SUPPLIED DATA:

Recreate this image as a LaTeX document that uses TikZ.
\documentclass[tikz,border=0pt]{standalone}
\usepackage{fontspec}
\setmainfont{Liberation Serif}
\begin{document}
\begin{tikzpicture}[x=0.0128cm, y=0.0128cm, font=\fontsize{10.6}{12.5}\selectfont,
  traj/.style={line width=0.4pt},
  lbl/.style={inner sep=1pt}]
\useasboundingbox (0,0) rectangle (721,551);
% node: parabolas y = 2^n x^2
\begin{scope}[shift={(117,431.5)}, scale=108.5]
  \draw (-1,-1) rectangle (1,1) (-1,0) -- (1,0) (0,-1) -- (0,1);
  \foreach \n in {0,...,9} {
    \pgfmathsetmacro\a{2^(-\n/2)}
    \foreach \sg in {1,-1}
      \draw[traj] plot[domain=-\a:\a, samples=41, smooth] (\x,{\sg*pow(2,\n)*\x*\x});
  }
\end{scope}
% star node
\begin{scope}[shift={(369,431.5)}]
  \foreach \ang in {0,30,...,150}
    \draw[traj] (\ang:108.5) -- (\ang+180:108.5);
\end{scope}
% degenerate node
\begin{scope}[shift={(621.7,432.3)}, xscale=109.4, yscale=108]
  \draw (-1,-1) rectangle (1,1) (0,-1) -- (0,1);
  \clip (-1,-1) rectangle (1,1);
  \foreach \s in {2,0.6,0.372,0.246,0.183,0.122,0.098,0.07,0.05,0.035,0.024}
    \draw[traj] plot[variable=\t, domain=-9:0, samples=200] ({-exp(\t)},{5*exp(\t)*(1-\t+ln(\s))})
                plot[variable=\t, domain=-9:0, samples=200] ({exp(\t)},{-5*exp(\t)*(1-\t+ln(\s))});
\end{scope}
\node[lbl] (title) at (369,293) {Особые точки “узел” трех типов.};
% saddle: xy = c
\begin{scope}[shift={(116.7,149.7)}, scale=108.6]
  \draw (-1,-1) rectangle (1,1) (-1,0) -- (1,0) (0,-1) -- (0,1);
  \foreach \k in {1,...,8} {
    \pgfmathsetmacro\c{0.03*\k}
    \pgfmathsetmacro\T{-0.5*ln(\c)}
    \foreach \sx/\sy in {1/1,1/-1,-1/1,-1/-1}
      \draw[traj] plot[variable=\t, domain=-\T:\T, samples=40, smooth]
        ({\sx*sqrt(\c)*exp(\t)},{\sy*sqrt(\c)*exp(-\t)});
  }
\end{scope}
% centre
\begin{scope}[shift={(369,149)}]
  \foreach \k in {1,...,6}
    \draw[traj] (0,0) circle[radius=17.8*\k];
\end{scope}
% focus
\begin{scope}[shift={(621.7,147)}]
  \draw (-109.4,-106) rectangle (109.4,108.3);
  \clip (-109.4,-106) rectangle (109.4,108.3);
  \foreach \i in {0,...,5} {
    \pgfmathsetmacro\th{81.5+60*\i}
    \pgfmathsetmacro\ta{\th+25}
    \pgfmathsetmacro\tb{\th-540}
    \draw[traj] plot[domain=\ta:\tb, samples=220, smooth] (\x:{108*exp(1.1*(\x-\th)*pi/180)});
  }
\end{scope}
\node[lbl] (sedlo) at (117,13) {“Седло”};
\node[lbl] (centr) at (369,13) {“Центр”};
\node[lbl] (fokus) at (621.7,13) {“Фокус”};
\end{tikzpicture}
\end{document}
==
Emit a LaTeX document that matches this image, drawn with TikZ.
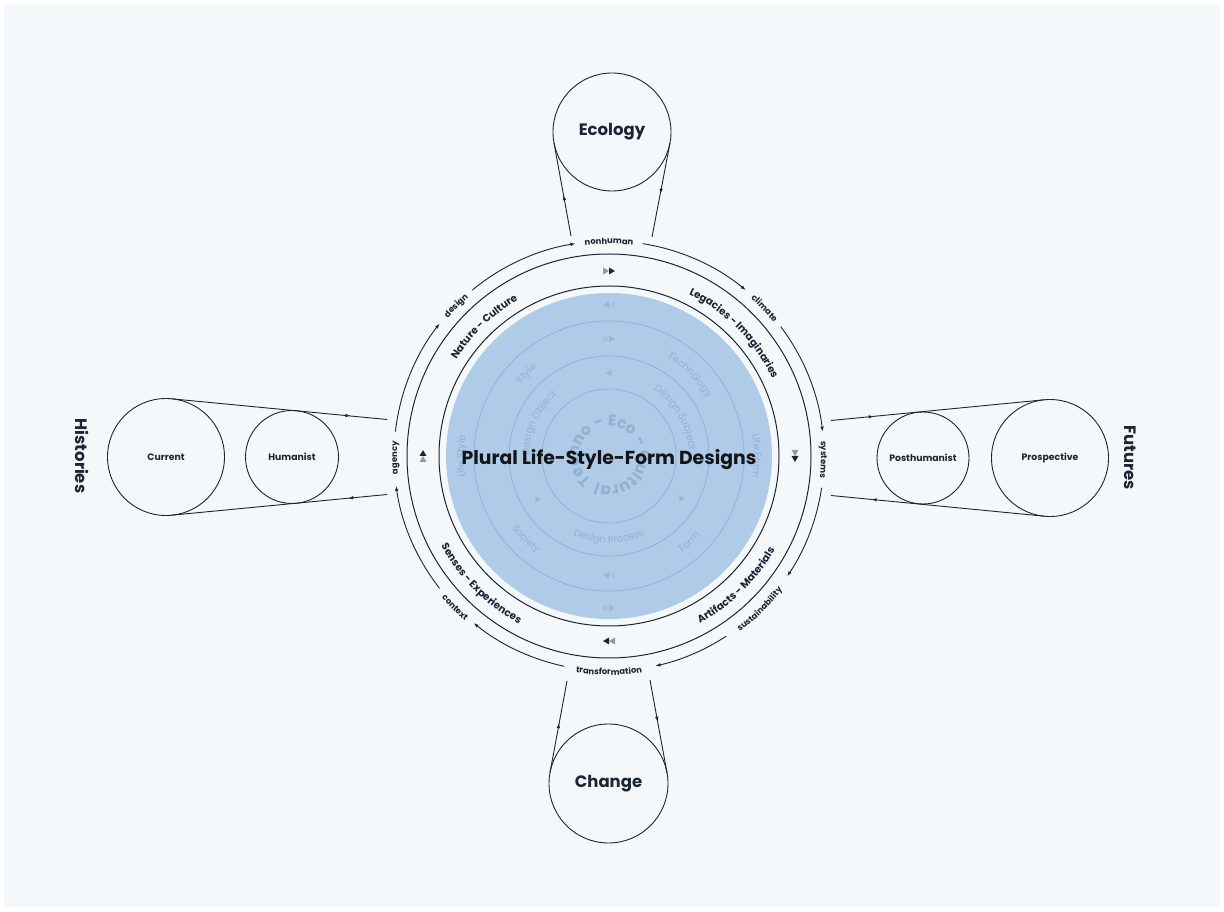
==
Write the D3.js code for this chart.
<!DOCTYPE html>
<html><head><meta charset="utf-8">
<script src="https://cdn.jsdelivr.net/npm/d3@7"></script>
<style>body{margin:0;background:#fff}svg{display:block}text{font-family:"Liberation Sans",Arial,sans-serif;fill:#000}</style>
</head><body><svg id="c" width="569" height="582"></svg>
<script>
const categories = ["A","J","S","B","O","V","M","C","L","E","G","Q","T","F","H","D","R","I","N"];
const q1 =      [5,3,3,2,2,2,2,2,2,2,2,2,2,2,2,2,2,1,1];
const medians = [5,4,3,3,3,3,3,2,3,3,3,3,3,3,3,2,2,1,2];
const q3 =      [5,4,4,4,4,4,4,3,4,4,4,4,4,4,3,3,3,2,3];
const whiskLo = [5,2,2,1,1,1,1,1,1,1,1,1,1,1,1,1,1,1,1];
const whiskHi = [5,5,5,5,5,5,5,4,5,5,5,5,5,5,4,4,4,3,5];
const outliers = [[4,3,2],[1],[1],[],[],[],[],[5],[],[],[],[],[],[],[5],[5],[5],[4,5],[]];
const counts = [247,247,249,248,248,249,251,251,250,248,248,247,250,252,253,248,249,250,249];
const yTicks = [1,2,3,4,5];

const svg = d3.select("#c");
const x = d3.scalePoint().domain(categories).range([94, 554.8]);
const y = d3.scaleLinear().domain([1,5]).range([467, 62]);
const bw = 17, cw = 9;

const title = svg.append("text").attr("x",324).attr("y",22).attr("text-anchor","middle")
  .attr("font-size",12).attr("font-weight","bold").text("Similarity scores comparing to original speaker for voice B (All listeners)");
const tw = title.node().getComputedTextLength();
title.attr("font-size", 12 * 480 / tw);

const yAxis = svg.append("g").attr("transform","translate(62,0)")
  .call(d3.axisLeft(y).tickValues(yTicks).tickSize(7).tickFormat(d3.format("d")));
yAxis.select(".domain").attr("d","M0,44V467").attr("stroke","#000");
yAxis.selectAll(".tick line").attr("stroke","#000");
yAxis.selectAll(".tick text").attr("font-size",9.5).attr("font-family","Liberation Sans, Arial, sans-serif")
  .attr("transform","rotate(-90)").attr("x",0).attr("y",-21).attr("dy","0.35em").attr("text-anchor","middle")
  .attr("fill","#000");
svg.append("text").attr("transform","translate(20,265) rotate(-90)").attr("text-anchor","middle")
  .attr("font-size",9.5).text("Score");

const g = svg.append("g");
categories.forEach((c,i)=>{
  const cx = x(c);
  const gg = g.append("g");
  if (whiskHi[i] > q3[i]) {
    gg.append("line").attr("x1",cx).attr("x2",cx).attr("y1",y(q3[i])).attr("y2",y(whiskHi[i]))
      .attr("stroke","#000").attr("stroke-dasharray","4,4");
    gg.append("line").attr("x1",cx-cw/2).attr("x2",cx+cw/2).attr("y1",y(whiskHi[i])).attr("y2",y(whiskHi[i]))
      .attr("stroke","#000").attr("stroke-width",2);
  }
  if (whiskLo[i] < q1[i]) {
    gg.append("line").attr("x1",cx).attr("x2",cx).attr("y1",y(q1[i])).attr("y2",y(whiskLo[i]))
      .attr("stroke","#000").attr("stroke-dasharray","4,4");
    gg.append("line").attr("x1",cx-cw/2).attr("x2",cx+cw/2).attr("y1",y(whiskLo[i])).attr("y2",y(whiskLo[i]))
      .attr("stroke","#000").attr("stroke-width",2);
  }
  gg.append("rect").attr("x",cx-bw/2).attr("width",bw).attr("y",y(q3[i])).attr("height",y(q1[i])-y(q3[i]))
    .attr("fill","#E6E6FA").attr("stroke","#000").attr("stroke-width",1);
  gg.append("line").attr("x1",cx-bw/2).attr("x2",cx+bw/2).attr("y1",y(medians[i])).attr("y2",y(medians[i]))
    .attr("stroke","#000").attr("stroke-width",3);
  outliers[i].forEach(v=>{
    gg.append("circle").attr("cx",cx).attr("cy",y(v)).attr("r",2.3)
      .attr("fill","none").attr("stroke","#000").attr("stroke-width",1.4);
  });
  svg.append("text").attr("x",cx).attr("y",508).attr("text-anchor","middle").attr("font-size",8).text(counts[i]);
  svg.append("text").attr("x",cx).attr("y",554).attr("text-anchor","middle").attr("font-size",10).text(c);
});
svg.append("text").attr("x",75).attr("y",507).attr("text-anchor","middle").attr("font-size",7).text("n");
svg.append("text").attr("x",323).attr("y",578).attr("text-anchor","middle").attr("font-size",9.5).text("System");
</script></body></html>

YOUR GOAL:
Transcribe each line of the data above, unaltered, from the one where "Write the D3.js code for this chart." appears to the one where "const yTicks = [1,2,3,4,5];" appears, inclusive of both.

THE SOLUTION:
Write the D3.js code for this chart.
<!DOCTYPE html>
<html><head><meta charset="utf-8">
<script src="https://cdn.jsdelivr.net/npm/d3@7"></script>
<style>body{margin:0;background:#fff}svg{display:block}text{font-family:"Liberation Sans",Arial,sans-serif;fill:#000}</style>
</head><body><svg id="c" width="569" height="582"></svg>
<script>
const categories = ["A","J","S","B","O","V","M","C","L","E","G","Q","T","F","H","D","R","I","N"];
const q1 =      [5,3,3,2,2,2,2,2,2,2,2,2,2,2,2,2,2,1,1];
const medians = [5,4,3,3,3,3,3,2,3,3,3,3,3,3,3,2,2,1,2];
const q3 =      [5,4,4,4,4,4,4,3,4,4,4,4,4,4,3,3,3,2,3];
const whiskLo = [5,2,2,1,1,1,1,1,1,1,1,1,1,1,1,1,1,1,1];
const whiskHi = [5,5,5,5,5,5,5,4,5,5,5,5,5,5,4,4,4,3,5];
const outliers = [[4,3,2],[1],[1],[],[],[],[],[5],[],[],[],[],[],[],[5],[5],[5],[4,5],[]];
const counts = [247,247,249,248,248,249,251,251,250,248,248,247,250,252,253,248,249,250,249];
const yTicks = [1,2,3,4,5];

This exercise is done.